I am trying to find the best rate of savings to achieve a down payment on a $1million house in 36 months. savings need to be within 100$ of required down payment. downpayment is 25% of total cost. I have to search for an integer between 0 and 10000 (using integer division), and then convert it to a decimal percentage (using float division) to use when we are calculating the current_savings​ after 36 months.
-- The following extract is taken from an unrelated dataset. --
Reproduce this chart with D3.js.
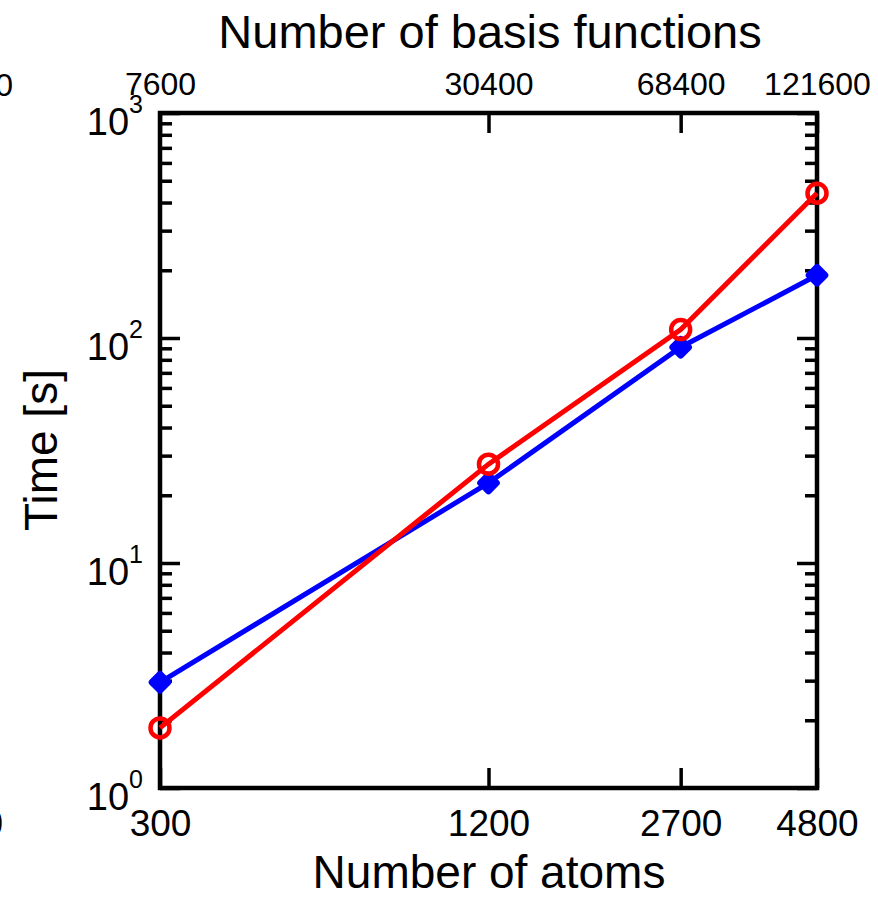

This is my code which is not working (I am really new to programming)

annual_salary = 150000
total_cost = 1000000
low=0
high=10000
portion_saved=(low+high)/20000.0
epsilon=100
current_savings = 0
portion_down_payment=0.25*total_cost
steps = 0
rate = 0.04
number_of_months = 0
semi_annual_raise = 0.07

while current_savings-portion_down_payment>=epsilon and number_of_months<=36:
current_savings += annual_salary * portion_saved / 12
current_savings += current_savings * rate / 12
number_of_months += 1
if number_of_months % 6 == 0:
annual_salary += annual_salary * semi_annual_raise

if current_savings<portion_down_payment:
    low=portion_saved
else:
    high=portion_saved
portion_saved=(low+high)/20000.0
steps+=1

print("Best savings rate: ", portion_saved)
print("Steps in bisection search", steps)

Any help is greatly appreciated !!!

The monthly income does not vary with savings rate, so it makes sense to only calculate it once:

# calculate income per month over 36 months
base_monthly_salary = 150000 // 12
semiannual_raise = 0.07
monthly_incomes = [base_monthly_salary * (1. + semiannual_raise) ** (month // 6) for month in range(36)]

If the monthly savings do not earn interest, the problem is trivial:

target_amount = 1000000. * 0.25
savings_rate = target_amount / sum(monthly_incomes)    # 0.4659859

so you would have to save 46.6% of income.

If monthly savings earn interest, the problem is more interesting (bad pun absolutely intended).

def savings_balance(monthly_incomes, monthly_interest_rate, savings_rate):
    total = 0.
    for amt in monthly_incomes:
        # At the end of each month,
        total *= 1. + monthly_interest_rate  # we earn interest on what was already saved
        total += amt * savings_rate          # and add a fixed fraction of our monthly income
    return total

Let's test it based on our calculation above,

savings_balance(monthly_incomes, 0.0, 0.4659859)   # 249999.9467

so that looks like what we expected.

You can think of this function as iteratively evaluating a 36th-degree polynomial. Given known monthly_incomes and interest_rate, we want to find savings_rate to produce a desired total, ie find the only real positive root of polynomial - target == 0. There is no analytic solution if interest_rate > 0., so we will try for a numeric solution.

target_amount = 1000000. * 0.25

# Make up a number: annual savings interest = 1.9%
monthly_interest_rate = 0.019 / 12.

# Our solver expects a single-argument function to solve, so let's make it one:
def fn(x):
    return savings_balance(monthly_incomes, monthly_interest_rate, x)

def bisection_search(fn, lo, hi, target, tolerance=0.1):
    # This function assumes that fn is monotonically increasing!

    # check the end-points - is a solution possible?
    fn_lo = fn(lo)
    assert not target < -tolerance + fn_lo, "target is unattainably low"
    if abs(target - fn_lo) <= tolerance:
        return lo
    fn_hi = fn(hi)
    assert not fn_hi + tolerance < target, "target is unattainably high"
    if abs(target - fn_hi) <= tolerance:
        return hi

    # a solution is possible but not yet found -
    #   repeat until we find it
    while True:
        # test the middle of the target range
        mid = (lo + hi) / 2
        fn_mid = fn(mid)
        # is this an acceptable solution?
        if abs(target - fn_mid) <= tolerance:
            return mid
        else:
            # do we need to look in the lower or upper half?
            if target < fn_mid:
                # look lower - bring the top down
                hi = mid
            else:
                # look higher - bring the bottom up
                lo = mid

and now we run it like

# From above, we know that
# when interest = 0.0 we need a savings rate of 46.6%
#
# If interest > 0. the savings_rate should be smaller,
# because some of target_amount will be covered by generated interest.
#
# For a small annual_interest_rate over an N year term,
# the effective accrued interest rate will be close to
# N * annual_interest_rate / 2  ->  1.5 * 1.9% == 2.85%
#
# So we expect the required savings rate to be
# about 46.6% * (1. - 0.0285) == 45.3%

bisection_search(fn, 0.40, 0.47, target_amount)  # 0.454047973

which gives a savings rate of 45.4%.